- Segbwema, Sierra Leone Location in Sierra Leone
- Coordinates: 8°0′N 10°57′W﻿ / ﻿8.000°N 10.950°W
- Country: Sierra Leone
- Province: Eastern Province
- District: Kailahun District
- Chiefdom: Jaluahun Chiefdom

Population (2012)
- • Total: 16,532
- Time zone: UTC-5 (GMT)

= Segbwema =

Segbwema is a town in Kailahun District in the Eastern Province of Sierra Leone. The town is a major business and agricultural centre. Segbwema lies approximately 20 miles northeast of Kenema and about 225 miles south-east of Freetown (further by road). The population of Segbwema was 7,961 in the 2004 census with a current estimate of 16,532 .

The population of Segbwema is ethnically diverse, though the Mende people make up the majority of the population. Segbwema is home to the Nixon Memorial Hospital , one of the main hospitals in Kailahun District. The hospital serves Segbwema and its surrounding areas

==Geography==
Segbwema is a hilly town that is divided roughly in two by the small river Nyeya, which is a tributary of the Maleh river. The town belongs to and is the headquarters of Njaluahun chiefdom, a major chiefdom nestled between the Moa and Maleh rivers. Njaluahun is bounded by the eastern chiefdoms of Nongowa, Jawei and Kpeje.

==Demographics==
Most of the population of Segbwema belong to the Mende ethnic group who are the predominant tribal group in Eastern Sierra Leone. The Mende population of Segbwema are mainly concentrated in the Taima, Pendembulo, Kabalahun, Manina, Sosso Town, Largo Square and Nyekehun sections of the town. Madingo and Fula population represent the other main ethnic groups and they are mostly located in Konotown, which is arguably the largest section of Segbwema. The town's Temne population are mainly located in Sosso Town and Kono town. The Limba population of Segbwema are located at the four main entrances to Segbwema; Largo Square, Kabalahun, Sosso town and the Segbwma-Daru road. Segbwema also has ethnic Hausa, Konyanka and Krio populations. The reason for the multi-ethnic nature of Segbwema is that it was a major trading center and railway station during the heyday of the Sierra Leone railway as it was the last major rail town in the Eastern Province. Segbwema also had the best health care center in the Eastern province, the Nixon Memorial Methodist Hospital. A number of people came to work at Nixon and made the town their home.

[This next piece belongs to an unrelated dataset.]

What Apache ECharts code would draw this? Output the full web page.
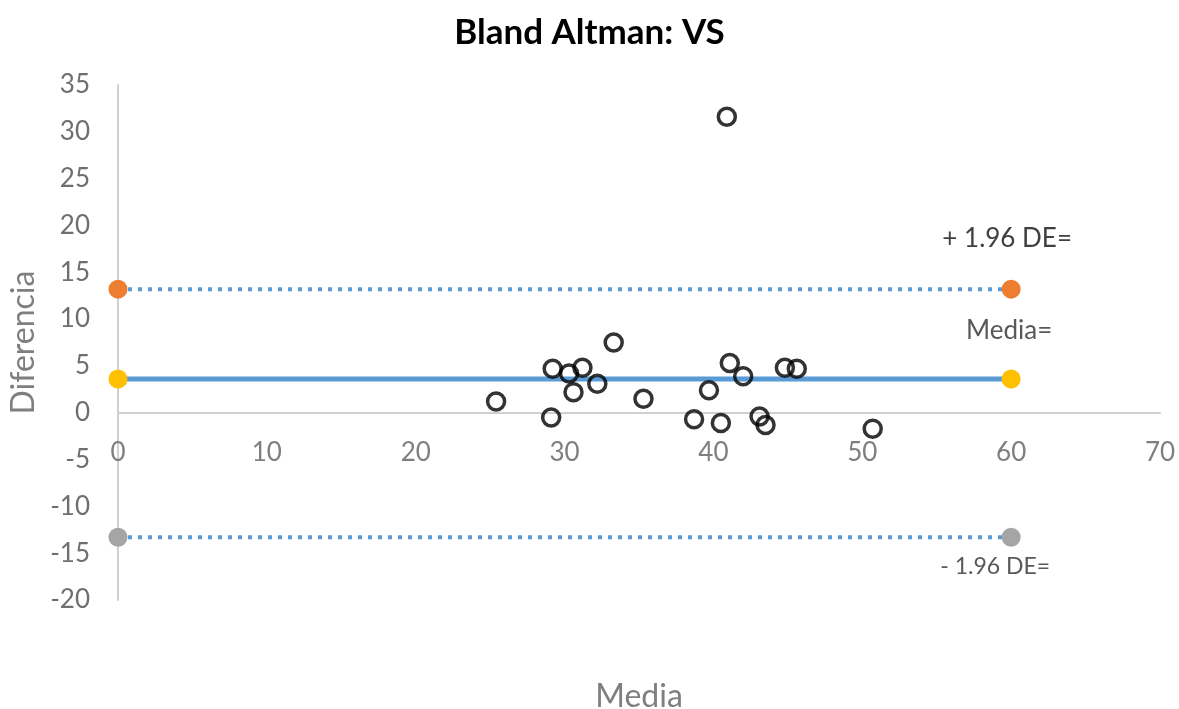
<!DOCTYPE html>
<html><head><meta charset="utf-8">
<script src="https://cdn.jsdelivr.net/npm/echarts@6/dist/echarts.min.js"></script>
<style>html,body{margin:0;padding:0;background:#fff}#c{width:1179px;height:709px}</style>
</head><body><div id="c"></div>
<script>
var mediaX = [25.4, 29.1, 29.2, 30.3, 31.2, 30.6, 32.2, 33.3, 35.3, 40.9, 41.1, 42.0, 39.7, 38.7, 40.5, 43.1, 43.5, 44.8, 45.6, 50.7];
var diferenciaY = [1.2, -0.5, 4.7, 4.2, 4.8, 2.2, 3.1, 7.5, 1.5, 31.6, 5.3, 3.9, 2.4, -0.7, -1.1, -0.4, -1.3, 4.8, 4.7, -1.7];
var lineX = [0, 60];
var upperLimit = 13.2;
var meanDiff = 3.6;
var lowerLimit = -13.3;
var yTicks = {min: -20, max: 35, interval: 5};
var xTicks = {min: 0, max: 70, interval: 10};

var pts = mediaX.map(function (x, i) { return [x, diferenciaY[i]]; });
function hline(v) { return lineX.map(function (x) { return [x, v]; }); }
var font = 'Lato, "Noto Sans", sans-serif';

var chart = echarts.init(document.getElementById('c'));
chart.setOption({
  animation: false,
  title: {
    text: 'Bland Altman: VS', left: 'center', top: 10,
    textStyle: {fontFamily: font, fontSize: 35, fontWeight: 'bold', color: '#000'}
  },
  grid: {left: 118, right: 19, top: 85, bottom: 109, containLabel: false, outerBoundsMode: 'none'},
  xAxis: {
    type: 'value', min: xTicks.min, max: xTicks.max, interval: xTicks.interval,
    name: 'Media', nameLocation: 'middle', nameGap: 81,
    nameTextStyle: {fontFamily: font, fontSize: 32, color: '#7f7f7f'},
    axisLine: {onZero: true, lineStyle: {color: '#d0d0d0', width: 2}},
    axisTick: {show: false},
    splitLine: {show: false},
    axisLabel: {margin: -160, fontFamily: font, fontSize: 26, color: '#7f7f7f'}
  },
  yAxis: {
    type: 'value', min: yTicks.min, max: yTicks.max, interval: yTicks.interval,
    name: 'Diferencia', nameLocation: 'middle', nameGap: 72, nameRotate: 90,
    nameTextStyle: {fontFamily: font, fontSize: 32, color: '#7f7f7f'},
    axisLine: {show: true, onZero: false, lineStyle: {color: '#d0d0d0', width: 2}},
    axisTick: {show: false},
    splitLine: {show: false},
    axisLabel: {margin: 28, fontFamily: font, fontSize: 26, color: '#6f6f6f'}
  },
  series: [
    {
      type: 'line', data: hline(upperLimit), symbol: 'circle', symbolSize: 19,
      itemStyle: {color: '#ED7D31'},
      lineStyle: {color: '#5B9BD5', width: 4, type: [4, 6]},
      label: {show: true, position: 'top', distance: 28, offset: [-4, 0], fontFamily: font, fontSize: 26, color: '#404040',
        formatter: function (p) { return p.dataIndex === 1 ? '+ 1.96 DE=' : ''; }},
      z: 2
    },
    {
      type: 'line', data: hline(meanDiff), symbol: 'circle', symbolSize: 19,
      itemStyle: {color: '#FFC000'},
      lineStyle: {color: '#5B9BD5', width: 5, type: 'solid'},
      label: {show: true, position: 'top', distance: 26, offset: [-2, 0], fontFamily: font, fontSize: 26, color: '#595959',
        formatter: function (p) { return p.dataIndex === 1 ? 'Media=' : ''; }},
      z: 2
    },
    {
      type: 'line', data: hline(lowerLimit), symbol: 'circle', symbolSize: 19,
      itemStyle: {color: '#A5A5A5'},
      lineStyle: {color: '#5B9BD5', width: 4, type: [4, 6]},
      label: {show: true, position: 'bottom', distance: 8, offset: [-16, 0], fontFamily: font, fontSize: 23, color: '#595959',
        formatter: function (p) { return p.dataIndex === 1 ? '- 1.96 DE=' : ''; }},
      z: 2
    },
    {
      type: 'scatter', data: pts, symbol: 'circle', symbolSize: 17,
      itemStyle: {color: 'rgba(255,255,255,0)', borderColor: '#000', borderWidth: 3.5},
      z: 3
    }
  ]
});
</script></body></html>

The various ethnic groups have existed in the town for decades without any significant problems. Segbwema, though it is a rural town, has a truly metropolitan feel as all the various groups have a strong sense of community and citizenship. Everybody participates without fear in the internal politics of the town and intermarriages has also strengthened tribal affiliations. One major reason for this close-knit multi-ethnicity is that everybody in Segbwema speaks Mende and almost all speak Krio. As with most parts of Sierra Leone, the Krio language of the Sierra Leone Creole people is by far the most widely spoken language in Segbwema and is the primary means of communication in the city. In essence there is no communication problem among the different communities. Segbwema is also unique in that every ethnic group is allowed to serve in the administration of the town, either as chiefs or as tribal authorities.

==Destruction during civil war==
As most of the major towns in rural Sierra Leone, Segbwema was heavily destroyed during the civil war. Most of the developments we were proud of: our secondary schools, Wesley and Holy Ghost, our police station and police barracks, the Nixon Memorial Hospital, the Nixon nursing Schools, the Standard bank and a number of other landmarks were burnt down by rebels of the RUF.

==Other Segbwemas==
Sierra Leone has another, smaller town of the same name in the Southern Province.